Rationale: Children with severe epilepsy often have deficits in executive functioning. This is presumed to reflect dysfunction in frontal lobe circuits, but the relationship between executive functioning and brain structure has not been well studied. Cortical thickness analysis provides a promising new way to investigate grey matter thickness in a non-invasive manner using MRI technology. In a preliminary study, we investigated whether frontal grey thickness was related to executive functioning in children with focal epilepsy.Methods: Twenty three children with focal epilepsy were recruited from the pediatric neurology program at the Alberta Children s Hospital (mean age = 11.95 [4.0] years, range = 5.9 - 17.4 years, 10 boys, mean age at onset = 6.6 [4.6] years, current AEDs = 1.5 [0.7], prior AEDs = 1.4 [1.8]).

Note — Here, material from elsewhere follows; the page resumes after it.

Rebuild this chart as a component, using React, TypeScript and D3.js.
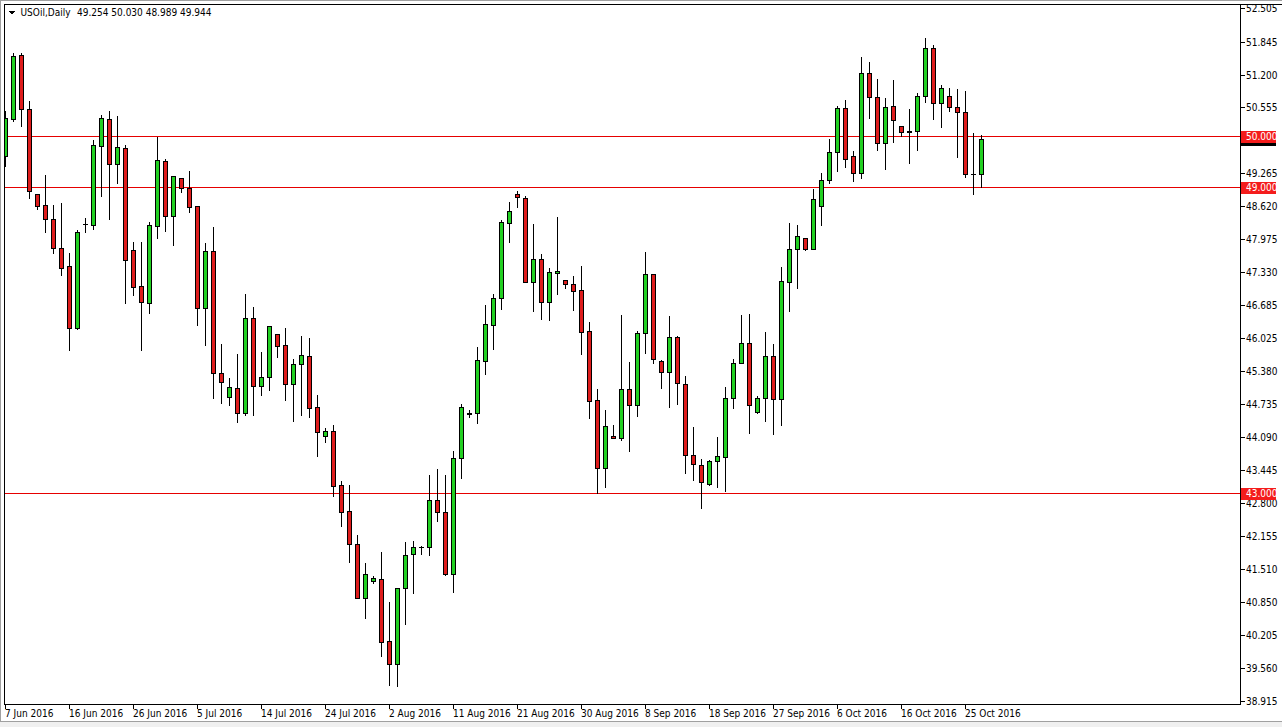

All children underwent a clinical MRI with T1-weighted MP-RAGE sequence (TR = 2400 msec, TE = 4.5 msec, voxels = 1 mm³). Cortical reconstruction was performed using Freesurfer. Executive functioning was measured using the Behavior Rating Inventory of Executive Function (BRIEF), which measures overall executive functioning [Global Executive Composite (GEC)], as well as subcomponents of executive functioning [Metacognition (MC) and Behavioral Inhibition (BI)]. Partial correlations controlling for age were used.Results: Poorer executive functioning was associated with reduced thickness in areas of the left but not right dorsolateral prefrontal cortex (caudal middle frontal, rs = -.40-.46, p < .05; paracentral, rs = -.38-.42, p = .05; precentral, rs = -.48-.50, p < .05), for GEC, BI, and MC. Executive functioning as measured by GEC, BI or MC was not related to temporal lobe cortical thickness, with the exception of left superior temporal sulcus and GEC (r = -.42, p = .05).Conclusions: Reduced cortical thickness in the left frontal areas appears to be related to poorer executive functioning in children with focal epilepsy. These analyses provide preliminary data that may provide insights into the relationships between cognitive function and underlying grey matter structures in children with epilepsy.